I'm no expert but my hydor 750 koralia powerhead says it's 115VAC. There isn't a DC inverter on it or anything. and i'm pretty sure on their website they say that they work with wavemaker systems. I don't see why you couldn't just put it on a dimmer (potentiometer).

-Zeke


----------



## dalfed (Apr 8, 2012)

Ok sorry I don't do saltwater but I just checked 20 different powerheads and only one was dc and seems to be specially made for some master controller, am I missing something?


----------



## coralbandit (Jul 29, 2012)

Besides a specific hydor model(made for their controller) most of the salties use the same powerheads as freshwater guys.


----------



## dalfed (Apr 8, 2012)

My money says a speed controller will work but please let me blow chit up first and I'll get back to you


----------



## Reefing Madness (Aug 12, 2011)

blacksi said:


> You may be right about the dimmers, but there are other methods for DC controls. Here's one that uses potentiometer for$25 and might be what is needed. I think I have one of these out in my misc tool parts, maybe even the innards from a broken battery powered drill.
> 
> just a quick search.
> 
> ...


DC motor power heads operate differently than AC ones. The question wasn't asked if a DC Motor woukd work. Most wave makers operate better using the DC style, they don't clatter and chatter on fire up like mos AC powerheads do, some you can't get them to catch without intetvening.


----------



## Reefing Madness (Aug 12, 2011)

coralbandit said:


> I'm sure you've tried this already(as you're the man),but (and no insult implied) I thought bringing in a professional electrician could not hurt(he's not going to charge us)!
> If you're right (RM)than I will not be suprised,and honestly also don't think that the power head will function on a dimmer,but no harm in having Dale give it his professional effort.
> Thanks to both of you,
> I have faith in both of you,I trust the info both of you offer and value it.
> The members of this site are the best,I figure a 100% solid answer(again no disrespect RM) would make it clear to all who are "MORE CREATIVE"!(op)

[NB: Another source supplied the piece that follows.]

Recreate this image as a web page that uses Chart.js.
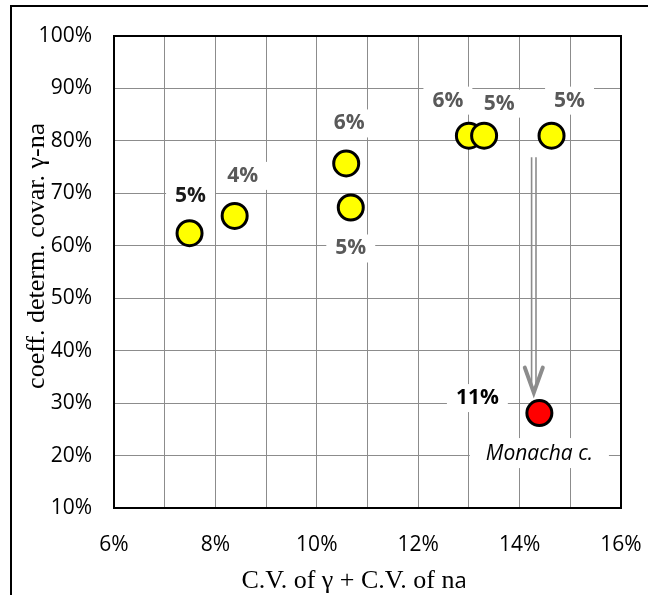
<!DOCTYPE html>
<html>
<head>
<meta charset="utf-8">
<script src="https://cdn.jsdelivr.net/npm/chart.js@4"></script>
<style>
  body { margin: 0; background: #fff; }
  canvas { display: block; }
</style>
</head>
<body>
<canvas id="chart" width="648" height="595"></canvas>
<script>
// C.V. of gamma + C.V. of na (x, %) vs coeff. determ. covar. (y, %)
const cvSum = [7.49, 8.38, 10.58, 10.67, 13.0, 13.3, 14.63];
const coeffDet = [62.4, 65.7, 75.7, 67.3, 81.0, 81.0, 81.0];
const pointLabels = ['5%', '4%', '6%', '5%', '6%', '5%', '5%'];

const monachaX = [14.39];
const monachaY = [28.1];
const monachaLabel = ['11%'];
const monachaName = 'Monacha c.';

// arrow from the cluster down to Monacha c.
const arrowX = 14.28;
const arrowFromY = 76.9;
const arrowToY = 32.0;

const xTicks = [6, 8, 10, 12, 14, 16];

// label placement (px offsets from point centre)
const labelOffsets = [[1, -37], [8, -40], [3, -40], [0, 41], [-21, -35], [15, -32], [18, -35]];
const labelColors = ['#1a1a1a', '#595959', '#595959', '#595959', '#595959', '#595959', '#595959'];

const SERIF = '26px "Liberation Serif"';
const SANS_A = '22px "Open Sans"';

const ctx = document.getElementById('chart');

function boxLabel(c, text, x, y, font, color) {
  c.font = font;
  const w = c.measureText(text).width;
  c.fillStyle = '#ffffff';
  c.fillRect(x - w / 2 - 9, y - 14, w + 18, 28);
  c.fillStyle = color;
  c.textAlign = 'center';
  c.textBaseline = 'middle';
  c.fillText(text, x, y);
}

// title text where the trailing "a" of "na" is set in a sans font
function mixedTitle(c, text, cx, cy) {
  c.font = SERIF;
  const w1 = c.measureText(text).width;
  c.font = SANS_A;
  const w2 = c.measureText('a').width;
  let x = cx - (w1 + w2) / 2;
  c.textAlign = 'left';
  c.textBaseline = 'alphabetic';
  c.font = SERIF;
  c.fillText(text, x, cy + 8);
  c.font = SANS_A;
  c.fillText('a', x + w1, cy + 8);
}

const decorations = {
  id: 'decorations',
  beforeDatasetsDraw(chart) {
    const c = chart.ctx;
    const xs = chart.scales.x, ys = chart.scales.y;
    const a = chart.chartArea;
    c.save();
    // data labels with white boxes
    cvSum.forEach((v, i) => {
      const px = xs.getPixelForValue(v) + labelOffsets[i][0];
      const py = ys.getPixelForValue(coeffDet[i]) + labelOffsets[i][1];
      boxLabel(c, pointLabels[i], px, py, 'bold 21px "Open Sans"', labelColors[i]);
    });
    const mx = xs.getPixelForValue(monachaX[0]);
    const my = ys.getPixelForValue(monachaY[0]);
    boxLabel(c, monachaLabel[0], mx - 62, my - 15, 'bold 21px "Open Sans"', '#000000');
    c.font = 'italic 21px "Open Sans"';
    const w = c.measureText(monachaName).width;
    c.fillStyle = '#ffffff';
    c.fillRect(mx - w / 2 - 16, my + 25, w + 32, 30);
    c.fillStyle = '#000000';
    c.textAlign = 'center';
    c.textBaseline = 'middle';
    c.fillText(monachaName, mx, my + 41);

    // double-line arrow
    const ax = xs.getPixelForValue(arrowX);
    const ay1 = ys.getPixelForValue(arrowFromY);
    const ay2 = ys.getPixelForValue(arrowToY);
    c.strokeStyle = '#8c8c8c';
    c.lineWidth = 1.6;
    c.beginPath();
    c.moveTo(ax - 2.2, ay1); c.lineTo(ax - 2.2, ay2 - 6);
    c.moveTo(ax + 2.2, ay1); c.lineTo(ax + 2.2, ay2 - 6);
    c.stroke();
    c.lineWidth = 4;
    c.lineCap = 'round';
    c.lineJoin = 'miter';
    c.beginPath();
    c.moveTo(ax - 9, ay2 - 25);
    c.lineTo(ax, ay2);
    c.lineTo(ax + 9, ay2 - 25);
    c.stroke();

    // plot border
    c.strokeStyle = '#000000';
    c.lineWidth = 2;
    c.lineCap = 'butt';
    c.strokeRect(a.left, a.top, a.right - a.left, a.bottom - a.top);
    c.restore();
  },
  afterDraw(chart) {
    const c = chart.ctx;
    c.save();
    // outer frame
    c.strokeStyle = '#000000';
    c.lineWidth = 2;
    c.strokeRect(11, 6, 700, 700);
    // axis titles
    c.fillStyle = '#000000';
    mixedTitle(c, 'C.V. of \u03b3 + C.V. of n', 354, 580);
    c.translate(36, 256);
    c.rotate(-Math.PI / 2);
    mixedTitle(c, 'coeff. determ. covar. \u03b3-n', 0, 0);
    c.restore();
  }
};

new Chart(ctx, {
  type: 'scatter',
  data: {
    datasets: [{
      label: 'species',
      data: cvSum.map((v, i) => ({ x: v, y: coeffDet[i] })),
      backgroundColor: '#ffff00',
      borderColor: '#000000',
      borderWidth: 3,
      pointRadius: 12.5
    }, {
      label: monachaName,
      data: monachaX.map((v, i) => ({ x: v, y: monachaY[i] })),
      backgroundColor: '#ff0000',
      borderColor: '#000000',
      borderWidth: 3,
      pointRadius: 12.5
    }]
  },
  options: {
    responsive: false,
    animation: false,
    layout: { padding: { top: 36, right: 27, left: 0, bottom: 0 } },
    scales: {
      x: {
        type: 'linear',
        min: 6,
        max: 16,
        afterFit: axis => { axis.height = 87; axis.paddingLeft = 0; axis.paddingRight = 0; },
        ticks: {
          stepSize: 1,
          autoSkip: false,
          maxRotation: 0,
          padding: 24,
          color: '#000000',
          font: { family: 'Open Sans', size: 21 },
          callback: v => xTicks.includes(v) ? v + '%' : ''
        },
        grid: { color: '#8c8c8c', lineWidth: 1, drawTicks: false },
        border: { display: false }
      },
      y: {
        min: 10,
        max: 100,
        afterFit: axis => { axis.width = 114; axis.paddingTop = 0; axis.paddingBottom = 0; },
        ticks: {
          stepSize: 10,
          padding: 22,
          color: '#000000',
          font: { family: 'Open Sans', size: 21 },
          callback: v => v + '%'
        },
        grid: { color: '#8c8c8c', lineWidth: 1, drawTicks: false },
        border: { display: false }
      }
    },
    plugins: {
      legend: { display: false },
      tooltip: { enabled: false }
    }
  },
  plugins: [decorations]
});
</script>
</body>
</html>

None taken. I'm not tryin to give anyone grief.


----------



## blacksi (Nov 11, 2012)

Yeah, I was just assuming they were DC for some reason. But it they are the transformer/converter is sealed in the head since the ac wire goes into the head.

Hopefully Dalfed will give it a try, if not I will.


----------



## catfisherpro (Apr 5, 2013)

When u try just keep in mind open wires an saltwater does not mix well


----------



## blacksi (Nov 11, 2012)

Well, I tried the dimmer and it mostly didn't work but did some. 

The prop would agitate back and forth but not spin. I gave it a spin start and it would get going for a bit but then eventually after 10 or 15 sec stop and do the agitate mode again. It was like it didn't have enough power or the frequency wasn't right to make it continue to rotate. When it was spinning it was not putting out as much volume as when direct wired.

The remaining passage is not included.